* SET TASK
Return, word for word, the lines from the line holding "Write a LaTeX" through the line holding "(fork) at (180.5,90);". Include both end lines and no others.

[Code that draws figures]
-- begin --

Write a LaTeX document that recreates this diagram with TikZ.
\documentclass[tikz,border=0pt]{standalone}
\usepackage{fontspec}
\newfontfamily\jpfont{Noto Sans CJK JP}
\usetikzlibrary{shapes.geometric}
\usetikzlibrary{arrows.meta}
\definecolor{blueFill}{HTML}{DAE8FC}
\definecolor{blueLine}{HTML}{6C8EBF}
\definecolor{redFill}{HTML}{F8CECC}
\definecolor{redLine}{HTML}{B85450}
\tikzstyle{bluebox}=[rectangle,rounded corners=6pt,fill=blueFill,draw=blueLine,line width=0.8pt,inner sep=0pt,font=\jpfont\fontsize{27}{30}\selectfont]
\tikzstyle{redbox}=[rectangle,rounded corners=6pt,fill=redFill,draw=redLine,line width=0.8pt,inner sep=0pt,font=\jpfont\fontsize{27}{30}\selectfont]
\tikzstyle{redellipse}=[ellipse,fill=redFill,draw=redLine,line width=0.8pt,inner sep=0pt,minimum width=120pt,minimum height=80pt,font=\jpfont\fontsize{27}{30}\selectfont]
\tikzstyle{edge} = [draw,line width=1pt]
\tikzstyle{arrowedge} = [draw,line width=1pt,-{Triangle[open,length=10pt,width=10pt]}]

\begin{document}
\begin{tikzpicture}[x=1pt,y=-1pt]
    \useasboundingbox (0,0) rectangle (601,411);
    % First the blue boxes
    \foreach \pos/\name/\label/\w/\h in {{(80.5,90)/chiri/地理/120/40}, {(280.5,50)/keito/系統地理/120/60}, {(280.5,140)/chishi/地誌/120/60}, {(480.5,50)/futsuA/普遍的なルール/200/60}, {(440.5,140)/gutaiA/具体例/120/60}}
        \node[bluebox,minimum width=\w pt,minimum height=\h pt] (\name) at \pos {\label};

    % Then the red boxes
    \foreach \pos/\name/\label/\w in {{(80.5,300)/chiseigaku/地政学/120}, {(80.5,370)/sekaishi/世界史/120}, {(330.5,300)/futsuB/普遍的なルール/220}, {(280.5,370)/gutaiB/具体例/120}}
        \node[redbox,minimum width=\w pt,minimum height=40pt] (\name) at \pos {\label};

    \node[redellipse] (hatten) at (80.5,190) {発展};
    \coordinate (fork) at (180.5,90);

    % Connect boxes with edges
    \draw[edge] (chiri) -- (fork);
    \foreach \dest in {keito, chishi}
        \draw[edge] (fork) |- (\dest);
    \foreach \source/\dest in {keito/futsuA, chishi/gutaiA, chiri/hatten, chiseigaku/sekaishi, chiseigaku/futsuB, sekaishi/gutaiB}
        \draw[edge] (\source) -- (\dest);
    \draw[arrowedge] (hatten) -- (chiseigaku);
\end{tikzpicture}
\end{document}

-- end --
-- begin --

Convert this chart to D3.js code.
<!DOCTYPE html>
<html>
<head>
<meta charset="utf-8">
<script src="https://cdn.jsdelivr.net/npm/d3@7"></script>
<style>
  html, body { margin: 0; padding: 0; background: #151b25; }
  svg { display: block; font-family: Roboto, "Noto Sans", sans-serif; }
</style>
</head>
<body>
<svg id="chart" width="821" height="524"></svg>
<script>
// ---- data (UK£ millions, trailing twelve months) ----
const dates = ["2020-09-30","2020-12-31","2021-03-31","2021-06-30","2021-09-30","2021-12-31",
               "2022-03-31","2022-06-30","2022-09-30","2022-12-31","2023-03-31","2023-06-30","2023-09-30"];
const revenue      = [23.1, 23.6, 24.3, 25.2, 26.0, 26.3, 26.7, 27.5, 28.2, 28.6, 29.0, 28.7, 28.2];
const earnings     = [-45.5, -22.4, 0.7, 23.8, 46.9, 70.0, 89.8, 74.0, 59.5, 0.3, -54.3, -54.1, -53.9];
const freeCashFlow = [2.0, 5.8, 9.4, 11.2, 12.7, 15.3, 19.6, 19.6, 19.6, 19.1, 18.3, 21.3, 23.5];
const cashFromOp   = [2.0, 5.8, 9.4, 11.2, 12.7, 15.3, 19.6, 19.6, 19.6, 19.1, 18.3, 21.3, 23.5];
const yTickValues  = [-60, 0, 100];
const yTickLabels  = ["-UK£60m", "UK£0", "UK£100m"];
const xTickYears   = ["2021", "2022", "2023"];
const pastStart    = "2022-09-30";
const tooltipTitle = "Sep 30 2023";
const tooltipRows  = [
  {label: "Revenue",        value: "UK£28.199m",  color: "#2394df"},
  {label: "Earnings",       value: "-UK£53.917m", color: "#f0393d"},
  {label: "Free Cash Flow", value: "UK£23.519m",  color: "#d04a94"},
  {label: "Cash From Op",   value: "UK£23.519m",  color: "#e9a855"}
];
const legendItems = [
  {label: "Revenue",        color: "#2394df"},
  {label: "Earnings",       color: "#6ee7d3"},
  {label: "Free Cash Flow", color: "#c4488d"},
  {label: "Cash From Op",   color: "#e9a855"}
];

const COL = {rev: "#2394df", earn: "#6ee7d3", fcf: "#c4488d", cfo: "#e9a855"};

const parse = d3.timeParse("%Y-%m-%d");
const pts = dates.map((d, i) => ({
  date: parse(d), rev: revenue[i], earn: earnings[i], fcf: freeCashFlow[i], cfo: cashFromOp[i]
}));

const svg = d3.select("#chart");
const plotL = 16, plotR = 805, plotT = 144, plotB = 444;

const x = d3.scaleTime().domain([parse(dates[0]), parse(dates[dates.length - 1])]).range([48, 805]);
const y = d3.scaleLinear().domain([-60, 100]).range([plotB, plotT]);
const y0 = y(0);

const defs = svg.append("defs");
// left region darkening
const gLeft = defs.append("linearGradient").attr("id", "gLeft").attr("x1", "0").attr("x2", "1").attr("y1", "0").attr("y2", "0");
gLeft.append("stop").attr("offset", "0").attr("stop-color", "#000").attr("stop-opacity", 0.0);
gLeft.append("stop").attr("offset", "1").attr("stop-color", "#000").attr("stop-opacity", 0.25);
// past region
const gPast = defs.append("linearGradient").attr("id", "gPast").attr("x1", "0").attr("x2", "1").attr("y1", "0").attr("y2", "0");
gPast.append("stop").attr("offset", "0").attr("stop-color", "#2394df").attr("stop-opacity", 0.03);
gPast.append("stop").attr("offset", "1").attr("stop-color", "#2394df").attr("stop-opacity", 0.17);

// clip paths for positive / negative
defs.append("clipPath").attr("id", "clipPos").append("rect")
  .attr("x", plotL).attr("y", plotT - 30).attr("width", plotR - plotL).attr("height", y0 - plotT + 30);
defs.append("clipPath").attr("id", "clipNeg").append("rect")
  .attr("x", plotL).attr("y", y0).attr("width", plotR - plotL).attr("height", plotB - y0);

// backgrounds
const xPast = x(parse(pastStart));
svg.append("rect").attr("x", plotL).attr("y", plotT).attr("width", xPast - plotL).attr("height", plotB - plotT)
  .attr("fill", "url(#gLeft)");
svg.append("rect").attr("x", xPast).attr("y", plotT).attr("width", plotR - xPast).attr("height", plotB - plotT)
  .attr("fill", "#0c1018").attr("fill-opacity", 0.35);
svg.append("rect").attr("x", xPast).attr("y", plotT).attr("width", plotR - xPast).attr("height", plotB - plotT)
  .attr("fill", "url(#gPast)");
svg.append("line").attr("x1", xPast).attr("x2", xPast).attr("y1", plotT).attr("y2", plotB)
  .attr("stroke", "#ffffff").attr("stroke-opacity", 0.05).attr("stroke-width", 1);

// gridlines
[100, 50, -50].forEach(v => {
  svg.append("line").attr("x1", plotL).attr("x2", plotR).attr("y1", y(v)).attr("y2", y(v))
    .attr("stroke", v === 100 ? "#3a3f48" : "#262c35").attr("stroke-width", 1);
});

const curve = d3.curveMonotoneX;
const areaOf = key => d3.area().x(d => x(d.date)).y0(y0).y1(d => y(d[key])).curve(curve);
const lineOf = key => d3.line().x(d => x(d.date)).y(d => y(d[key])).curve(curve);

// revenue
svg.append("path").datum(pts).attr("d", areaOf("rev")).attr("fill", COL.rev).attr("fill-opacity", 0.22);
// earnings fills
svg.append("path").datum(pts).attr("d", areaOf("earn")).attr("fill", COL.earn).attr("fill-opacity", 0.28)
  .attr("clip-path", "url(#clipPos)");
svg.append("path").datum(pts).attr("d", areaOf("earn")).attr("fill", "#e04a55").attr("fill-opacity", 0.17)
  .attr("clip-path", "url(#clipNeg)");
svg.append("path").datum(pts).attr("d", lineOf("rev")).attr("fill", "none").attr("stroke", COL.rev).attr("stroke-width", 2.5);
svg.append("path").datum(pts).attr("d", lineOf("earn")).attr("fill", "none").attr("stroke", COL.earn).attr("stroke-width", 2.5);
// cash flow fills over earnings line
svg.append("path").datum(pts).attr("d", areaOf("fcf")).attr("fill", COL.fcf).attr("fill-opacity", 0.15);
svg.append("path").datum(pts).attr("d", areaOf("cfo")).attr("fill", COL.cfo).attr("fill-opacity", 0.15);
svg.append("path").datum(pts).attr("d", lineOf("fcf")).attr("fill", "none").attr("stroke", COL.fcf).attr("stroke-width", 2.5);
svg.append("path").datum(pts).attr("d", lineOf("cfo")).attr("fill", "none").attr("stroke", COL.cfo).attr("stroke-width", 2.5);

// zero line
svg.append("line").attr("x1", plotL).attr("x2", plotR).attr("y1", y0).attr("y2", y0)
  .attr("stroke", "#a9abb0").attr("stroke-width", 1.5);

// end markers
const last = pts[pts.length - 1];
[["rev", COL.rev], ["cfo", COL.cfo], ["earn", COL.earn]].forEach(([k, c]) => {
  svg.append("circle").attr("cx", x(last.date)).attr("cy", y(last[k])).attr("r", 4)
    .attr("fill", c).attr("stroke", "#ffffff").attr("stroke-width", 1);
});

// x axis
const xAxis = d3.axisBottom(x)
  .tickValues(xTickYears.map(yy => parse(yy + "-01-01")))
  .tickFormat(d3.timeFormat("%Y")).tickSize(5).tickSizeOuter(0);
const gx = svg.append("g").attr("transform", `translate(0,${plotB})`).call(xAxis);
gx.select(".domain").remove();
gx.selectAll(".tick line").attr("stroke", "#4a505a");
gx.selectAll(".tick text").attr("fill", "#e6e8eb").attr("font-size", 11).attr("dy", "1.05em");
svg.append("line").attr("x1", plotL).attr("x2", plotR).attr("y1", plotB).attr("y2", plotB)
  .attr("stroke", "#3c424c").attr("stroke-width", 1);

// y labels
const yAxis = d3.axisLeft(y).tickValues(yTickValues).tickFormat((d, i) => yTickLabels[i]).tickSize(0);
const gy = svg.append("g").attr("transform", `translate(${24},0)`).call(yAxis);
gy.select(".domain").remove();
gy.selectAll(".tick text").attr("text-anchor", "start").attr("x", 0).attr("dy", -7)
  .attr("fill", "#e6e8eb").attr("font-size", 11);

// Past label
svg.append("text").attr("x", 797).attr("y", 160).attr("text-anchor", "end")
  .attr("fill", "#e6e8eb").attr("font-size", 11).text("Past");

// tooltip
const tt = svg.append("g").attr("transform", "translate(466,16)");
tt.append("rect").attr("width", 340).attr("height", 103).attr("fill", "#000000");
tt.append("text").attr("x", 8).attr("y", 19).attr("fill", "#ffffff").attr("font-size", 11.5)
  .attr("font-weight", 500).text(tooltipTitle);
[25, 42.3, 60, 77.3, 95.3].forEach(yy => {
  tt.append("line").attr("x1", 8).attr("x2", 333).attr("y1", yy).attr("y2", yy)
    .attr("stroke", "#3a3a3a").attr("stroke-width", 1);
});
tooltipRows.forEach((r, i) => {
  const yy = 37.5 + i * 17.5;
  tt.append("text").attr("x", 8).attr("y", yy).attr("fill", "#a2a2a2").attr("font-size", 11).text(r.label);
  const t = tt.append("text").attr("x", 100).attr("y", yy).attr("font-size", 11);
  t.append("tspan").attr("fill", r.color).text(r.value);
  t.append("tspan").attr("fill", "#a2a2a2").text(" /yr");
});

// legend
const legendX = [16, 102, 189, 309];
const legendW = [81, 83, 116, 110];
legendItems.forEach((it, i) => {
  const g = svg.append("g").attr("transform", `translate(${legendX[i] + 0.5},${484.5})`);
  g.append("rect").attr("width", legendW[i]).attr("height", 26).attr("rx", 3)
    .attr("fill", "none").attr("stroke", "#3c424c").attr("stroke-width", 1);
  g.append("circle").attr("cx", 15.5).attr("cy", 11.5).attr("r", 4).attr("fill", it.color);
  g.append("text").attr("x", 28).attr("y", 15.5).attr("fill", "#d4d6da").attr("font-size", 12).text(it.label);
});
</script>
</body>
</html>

-- end --

* FINAL ANSWER
Write a LaTeX document that recreates this diagram with TikZ.
\documentclass[tikz,border=0pt]{standalone}
\usepackage{fontspec}
\newfontfamily\jpfont{Noto Sans CJK JP}
\usetikzlibrary{shapes.geometric}
\usetikzlibrary{arrows.meta}
\definecolor{blueFill}{HTML}{DAE8FC}
\definecolor{blueLine}{HTML}{6C8EBF}
\definecolor{redFill}{HTML}{F8CECC}
\definecolor{redLine}{HTML}{B85450}
\tikzstyle{bluebox}=[rectangle,rounded corners=6pt,fill=blueFill,draw=blueLine,line width=0.8pt,inner sep=0pt,font=\jpfont\fontsize{27}{30}\selectfont]
\tikzstyle{redbox}=[rectangle,rounded corners=6pt,fill=redFill,draw=redLine,line width=0.8pt,inner sep=0pt,font=\jpfont\fontsize{27}{30}\selectfont]
\tikzstyle{redellipse}=[ellipse,fill=redFill,draw=redLine,line width=0.8pt,inner sep=0pt,minimum width=120pt,minimum height=80pt,font=\jpfont\fontsize{27}{30}\selectfont]
\tikzstyle{edge} = [draw,line width=1pt]
\tikzstyle{arrowedge} = [draw,line width=1pt,-{Triangle[open,length=10pt,width=10pt]}]

\begin{document}
\begin{tikzpicture}[x=1pt,y=-1pt]
    \useasboundingbox (0,0) rectangle (601,411);
    % First the blue boxes
    \foreach \pos/\name/\label/\w/\h in {{(80.5,90)/chiri/地理/120/40}, {(280.5,50)/keito/系統地理/120/60}, {(280.5,140)/chishi/地誌/120/60}, {(480.5,50)/futsuA/普遍的なルール/200/60}, {(440.5,140)/gutaiA/具体例/120/60}}
        \node[bluebox,minimum width=\w pt,minimum height=\h pt] (\name) at \pos {\label};

    % Then the red boxes
    \foreach \pos/\name/\label/\w in {{(80.5,300)/chiseigaku/地政学/120}, {(80.5,370)/sekaishi/世界史/120}, {(330.5,300)/futsuB/普遍的なルール/220}, {(280.5,370)/gutaiB/具体例/120}}
        \node[redbox,minimum width=\w pt,minimum height=40pt] (\name) at \pos {\label};

    \node[redellipse] (hatten) at (80.5,190) {発展};
    \coordinate (fork) at (180.5,90);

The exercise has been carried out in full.